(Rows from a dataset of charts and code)

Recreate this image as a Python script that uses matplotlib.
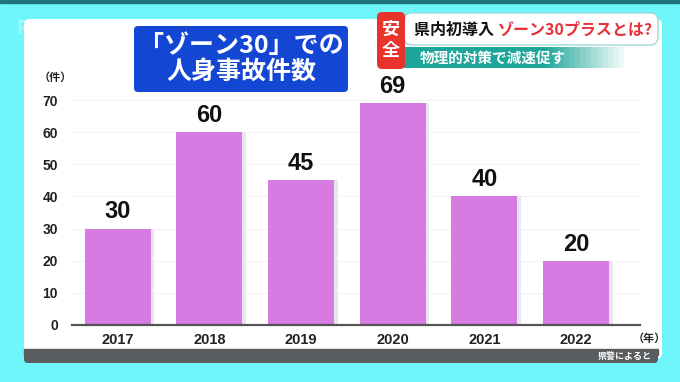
import matplotlib.pyplot as plt
from matplotlib.patches import FancyBboxPatch, Rectangle

plt.rcParams['font.family'] = ['Noto Sans CJK JP', 'DejaVu Sans']
NUM_FONT = ['Liberation Sans', 'DejaVu Sans']

# data
years = ["2017", "2018", "2019", "2020", "2021", "2022"]
accidents = [30, 60, 45, 69, 40, 20]
yticks = [0, 10, 20, 30, 40, 50, 60, 70]

title_text = "「ゾーン30」での\n人身事故件数"
banner_main = "県内初導入 "
banner_red = "ゾーン30プラスとは?"
banner_sub = "物理的対策で減速促す"
badge = "安\n全"
source = "県警によると"

W, H = 680, 382
fig = plt.figure(figsize=(W / 100, H / 100), dpi=100)
fig.patch.set_facecolor('#6ef6fa')

# ── background canvas in pixel coords ─────────────
bg = fig.add_axes([0, 0, 1, 1])
bg.set_xlim(0, W)
bg.set_ylim(H, 0)
bg.axis('off')

bg.add_patch(Rectangle((0, 0), W, 3, color='#22727a'))
bg.text(16, 28, "RKB", color='white', alpha=0.35, fontsize=13, fontweight='bold',
        va='center', ha='left')
# white panel
bg.add_patch(FancyBboxPatch((24, 19), 638, 340, boxstyle="round,pad=0,rounding_size=6",
                            fc='white', ec='none'))
# bottom dark strip
bg.add_patch(FancyBboxPatch((24, 349), 634, 14, boxstyle="round,pad=0,rounding_size=4",
                            fc='#5a5d5f', ec='none'))
bg.add_patch(Rectangle((24, 349), 634, 6, color='#5a5d5f'))
bg.text(652, 356, source, color='white', fontsize=6.5, fontweight='bold',
        ha='right', va='center')

# title box
bg.add_patch(FancyBboxPatch((134, 26), 214, 66, boxstyle="round,pad=0,rounding_size=4",
                            fc='#1446d4', ec='none'))
bg.text(241, 59, title_text, color='white', fontsize=18, fontweight='bold',
        ha='center', va='center', linespacing=1.1)

# top right banner
bg.add_patch(FancyBboxPatch((404, 13), 254, 32, boxstyle="round,pad=0,rounding_size=8",
                            fc='white', ec='#9fd9d6', lw=1))
for i in range(40):
    a = 1 - max(0, (i - 25) / 15)
    bg.add_patch(Rectangle((404 + i * 5.5, 47), 5.6, 21, color='#1fa69a', alpha=a, lw=0))
bg.add_patch(FancyBboxPatch((377, 12), 28, 57, boxstyle="round,pad=0,rounding_size=5",
                            fc='#e8322c', ec='none'))
bg.text(391, 40, badge, color='white', fontsize=13, fontweight='bold',
        ha='center', va='center', linespacing=1.1)
t = bg.text(414, 30, banner_main, color='#111111', fontsize=11.5, fontweight='bold',
            ha='left', va='center')
fig.canvas.draw()
x_end = t.get_window_extent().x1
bg.annotate(banner_red, xy=(x_end, H - 30), xycoords='figure pixels', color='#e8323a',
            fontsize=11.5, fontweight='bold', ha='left', va='center')
bg.text(420, 58, banner_sub, color='white', fontsize=10.5, fontweight='bold',
        ha='left', va='center')

# ── main chart ─────────────────────────────────────
ax = fig.add_axes([72 / W, 1 - 325 / H, 568 / W, (325 - 84) / H])
ax.set_facecolor('none')
x = range(len(years))
ax.bar([i + 0.04 for i in x], accidents, width=0.72, color='#e3e9ee', zorder=1)
ax.bar(x, accidents, width=0.72, color='#d77ae2', zorder=2)
for i, v in enumerate(accidents):
    ax.text(i, v + 1.6, str(v), ha='center', va='bottom', fontsize=17,
            fontweight='bold', color='#111111', family=NUM_FONT)

ax.set_xlim(-0.5, 5.7)
ax.set_ylim(0, 75)
ax.set_yticks(yticks)
ax.set_yticklabels([str(v) for v in yticks], fontsize=10, fontweight='bold',
                   color='#222222', family=NUM_FONT)
ax.set_xticks(list(x))
ax.set_xticklabels(years, fontsize=10.5, fontweight='bold', color='#222222', family=NUM_FONT)
ax.tick_params(axis='both', length=0)
ax.tick_params(axis='y', pad=10)
ax.tick_params(axis='x', pad=6)
for s in ['top', 'right', 'left']:
    ax.spines[s].set_visible(False)
ax.spines['bottom'].set_color('#555555')
ax.spines['bottom'].set_linewidth(1.6)
ax.yaxis.grid(True, color='#f2f2f2', lw=0.8, zorder=0)
ax.set_axisbelow(True)

bg.text(55, 77, "（件）", fontsize=8, fontweight='bold', color='#222222',
        ha='center', va='center')
bg.text(649, 338, "（年）", fontsize=8, fontweight='bold', color='#222222',
        ha='center', va='center')

fig.savefig('out.png', dpi=100)
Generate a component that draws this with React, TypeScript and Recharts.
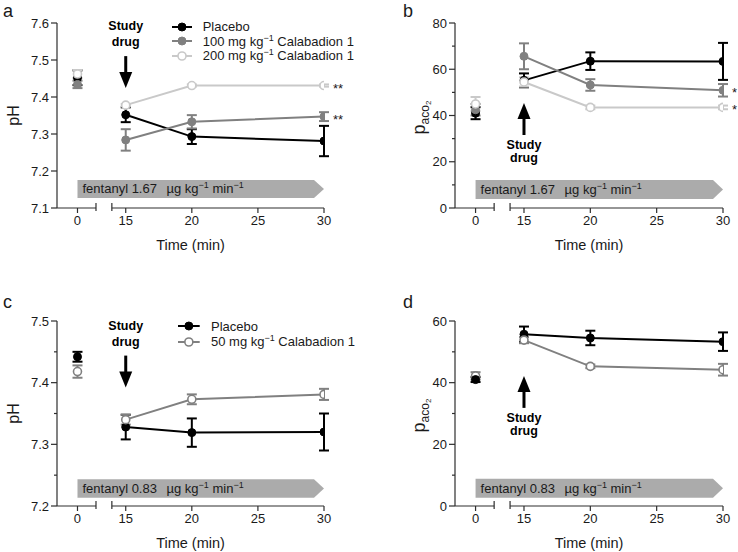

## Work instructions:
Set down again, exactly, the lines of the material above from its first line to the one with "bg.axis('off')", inclusive. Leave the pictures out.

## Solved exercise:
Recreate this image as a Python script that uses matplotlib.
import matplotlib.pyplot as plt
from matplotlib.patches import FancyBboxPatch, Rectangle

plt.rcParams['font.family'] = ['Noto Sans CJK JP', 'DejaVu Sans']
NUM_FONT = ['Liberation Sans', 'DejaVu Sans']

# data
years = ["2017", "2018", "2019", "2020", "2021", "2022"]
accidents = [30, 60, 45, 69, 40, 20]
yticks = [0, 10, 20, 30, 40, 50, 60, 70]

title_text = "「ゾーン30」での\n人身事故件数"
banner_main = "県内初導入 "
banner_red = "ゾーン30プラスとは?"
banner_sub = "物理的対策で減速促す"
badge = "安\n全"
source = "県警によると"

W, H = 680, 382
fig = plt.figure(figsize=(W / 100, H / 100), dpi=100)
fig.patch.set_facecolor('#6ef6fa')

# ── background canvas in pixel coords ─────────────
bg = fig.add_axes([0, 0, 1, 1])
bg.set_xlim(0, W)
bg.set_ylim(H, 0)
bg.axis('off')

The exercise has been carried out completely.